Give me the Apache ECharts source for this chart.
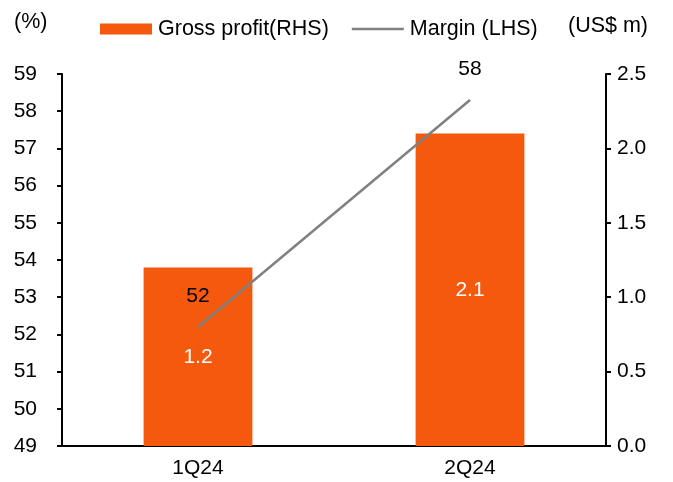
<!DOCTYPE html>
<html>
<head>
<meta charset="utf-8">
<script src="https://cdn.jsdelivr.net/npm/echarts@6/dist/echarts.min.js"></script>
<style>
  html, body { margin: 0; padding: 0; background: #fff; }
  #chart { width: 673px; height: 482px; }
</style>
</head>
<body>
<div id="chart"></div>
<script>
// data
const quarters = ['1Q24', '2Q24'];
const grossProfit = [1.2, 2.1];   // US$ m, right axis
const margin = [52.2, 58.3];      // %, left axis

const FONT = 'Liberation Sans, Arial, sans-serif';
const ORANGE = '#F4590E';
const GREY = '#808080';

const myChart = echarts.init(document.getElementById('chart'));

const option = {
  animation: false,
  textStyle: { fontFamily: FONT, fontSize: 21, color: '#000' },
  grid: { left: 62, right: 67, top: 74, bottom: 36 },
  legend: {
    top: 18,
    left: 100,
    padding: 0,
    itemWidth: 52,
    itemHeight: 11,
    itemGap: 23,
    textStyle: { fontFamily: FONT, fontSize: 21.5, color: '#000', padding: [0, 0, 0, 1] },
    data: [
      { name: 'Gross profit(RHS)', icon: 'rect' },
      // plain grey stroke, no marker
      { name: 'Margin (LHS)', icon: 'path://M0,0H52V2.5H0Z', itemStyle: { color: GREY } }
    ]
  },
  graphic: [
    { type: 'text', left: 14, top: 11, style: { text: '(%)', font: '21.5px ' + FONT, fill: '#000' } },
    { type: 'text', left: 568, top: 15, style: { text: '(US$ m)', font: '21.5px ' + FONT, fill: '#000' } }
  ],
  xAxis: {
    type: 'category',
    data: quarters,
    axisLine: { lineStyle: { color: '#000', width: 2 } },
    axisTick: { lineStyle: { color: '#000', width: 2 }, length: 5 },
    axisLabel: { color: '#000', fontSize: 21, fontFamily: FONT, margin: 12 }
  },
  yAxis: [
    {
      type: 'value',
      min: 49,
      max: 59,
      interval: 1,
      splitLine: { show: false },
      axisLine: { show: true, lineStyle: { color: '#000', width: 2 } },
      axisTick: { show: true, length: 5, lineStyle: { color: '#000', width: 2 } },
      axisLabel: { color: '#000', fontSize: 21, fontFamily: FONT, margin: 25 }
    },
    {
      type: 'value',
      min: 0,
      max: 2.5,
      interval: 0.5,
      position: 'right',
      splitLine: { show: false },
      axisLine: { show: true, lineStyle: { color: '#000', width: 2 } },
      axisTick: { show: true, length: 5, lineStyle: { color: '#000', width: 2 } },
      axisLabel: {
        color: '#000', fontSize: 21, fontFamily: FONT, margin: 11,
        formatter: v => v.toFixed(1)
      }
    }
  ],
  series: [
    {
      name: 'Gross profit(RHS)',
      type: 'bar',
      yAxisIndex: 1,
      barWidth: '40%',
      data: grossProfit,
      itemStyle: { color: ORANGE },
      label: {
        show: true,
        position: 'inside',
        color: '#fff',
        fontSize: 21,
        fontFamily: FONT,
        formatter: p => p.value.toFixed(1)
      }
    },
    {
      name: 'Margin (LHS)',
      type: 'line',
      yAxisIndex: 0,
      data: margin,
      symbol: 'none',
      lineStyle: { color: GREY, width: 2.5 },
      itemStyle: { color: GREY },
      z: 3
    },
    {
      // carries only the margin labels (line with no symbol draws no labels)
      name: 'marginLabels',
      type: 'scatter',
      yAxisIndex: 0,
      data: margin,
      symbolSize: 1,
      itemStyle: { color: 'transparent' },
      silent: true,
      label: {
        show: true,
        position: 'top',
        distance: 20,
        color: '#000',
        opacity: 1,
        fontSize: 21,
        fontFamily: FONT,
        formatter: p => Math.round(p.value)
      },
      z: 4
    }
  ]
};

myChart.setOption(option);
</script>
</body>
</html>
|---|
Copy the whole listing above word for word but do not carry over the pictures.

Give me the Apache ECharts source for this chart.
<!DOCTYPE html>
<html>
<head>
<meta charset="utf-8">
<script src="https://cdn.jsdelivr.net/npm/echarts@6/dist/echarts.min.js"></script>
<style>
  html, body { margin: 0; padding: 0; background: #fff; }
  #chart { width: 673px; height: 482px; }
</style>
</head>
<body>
<div id="chart"></div>
<script>
// data
const quarters = ['1Q24', '2Q24'];
const grossProfit = [1.2, 2.1];   // US$ m, right axis
const margin = [52.2, 58.3];      // %, left axis

const FONT = 'Liberation Sans, Arial, sans-serif';
const ORANGE = '#F4590E';
const GREY = '#808080';

const myChart = echarts.init(document.getElementById('chart'));

const option = {
  animation: false,
  textStyle: { fontFamily: FONT, fontSize: 21, color: '#000' },
  grid: { left: 62, right: 67, top: 74, bottom: 36 },
  legend: {
    top: 18,
    left: 100,
    padding: 0,
    itemWidth: 52,
    itemHeight: 11,
    itemGap: 23,
    textStyle: { fontFamily: FONT, fontSize: 21.5, color: '#000', padding: [0, 0, 0, 1] },
    data: [
      { name: 'Gross profit(RHS)', icon: 'rect' },
      // plain grey stroke, no marker
      { name: 'Margin (LHS)', icon: 'path://M0,0H52V2.5H0Z', itemStyle: { color: GREY } }
    ]
  },
  graphic: [
    { type: 'text', left: 14, top: 11, style: { text: '(%)', font: '21.5px ' + FONT, fill: '#000' } },
    { type: 'text', left: 568, top: 15, style: { text: '(US$ m)', font: '21.5px ' + FONT, fill: '#000' } }
  ],
  xAxis: {
    type: 'category',
    data: quarters,
    axisLine: { lineStyle: { color: '#000', width: 2 } },
    axisTick: { lineStyle: { color: '#000', width: 2 }, length: 5 },
    axisLabel: { color: '#000', fontSize: 21, fontFamily: FONT, margin: 12 }
  },
  yAxis: [
    {
      type: 'value',
      min: 49,
      max: 59,
      interval: 1,
      splitLine: { show: false },
      axisLine: { show: true, lineStyle: { color: '#000', width: 2 } },
      axisTick: { show: true, length: 5, lineStyle: { color: '#000', width: 2 } },
      axisLabel: { color: '#000', fontSize: 21, fontFamily: FONT, margin: 25 }
    },
    {
      type: 'value',
      min: 0,
      max: 2.5,
      interval: 0.5,
      position: 'right',
      splitLine: { show: false },
      axisLine: { show: true, lineStyle: { color: '#000', width: 2 } },
      axisTick: { show: true, length: 5, lineStyle: { color: '#000', width: 2 } },
      axisLabel: {
        color: '#000', fontSize: 21, fontFamily: FONT, margin: 11,
        formatter: v => v.toFixed(1)
      }
    }
  ],
  series: [
    {
      name: 'Gross profit(RHS)',
      type: 'bar',
      yAxisIndex: 1,
      barWidth: '40%',
      data: grossProfit,
      itemStyle: { color: ORANGE },
      label: {
        show: true,
        position: 'inside',
        color: '#fff',
        fontSize: 21,
        fontFamily: FONT,
        formatter: p => p.value.toFixed(1)
      }
    },
    {
      name: 'Margin (LHS)',
      type: 'line',
      yAxisIndex: 0,
      data: margin,
      symbol: 'none',
      lineStyle: { color: GREY, width: 2.5 },
      itemStyle: { color: GREY },
      z: 3
    },
    {
      // carries only the margin labels (line with no symbol draws no labels)
      name: 'marginLabels',
      type: 'scatter',
      yAxisIndex: 0,
      data: margin,
      symbolSize: 1,
      itemStyle: { color: 'transparent' },
      silent: true,
      label: {
        show: true,
        position: 'top',
        distance: 20,
        color: '#000',
        opacity: 1,
        fontSize: 21,
        fontFamily: FONT,
        formatter: p => Math.round(p.value)
      },
      z: 4
    }
  ]
};

myChart.setOption(option);
</script>
</body>
</html>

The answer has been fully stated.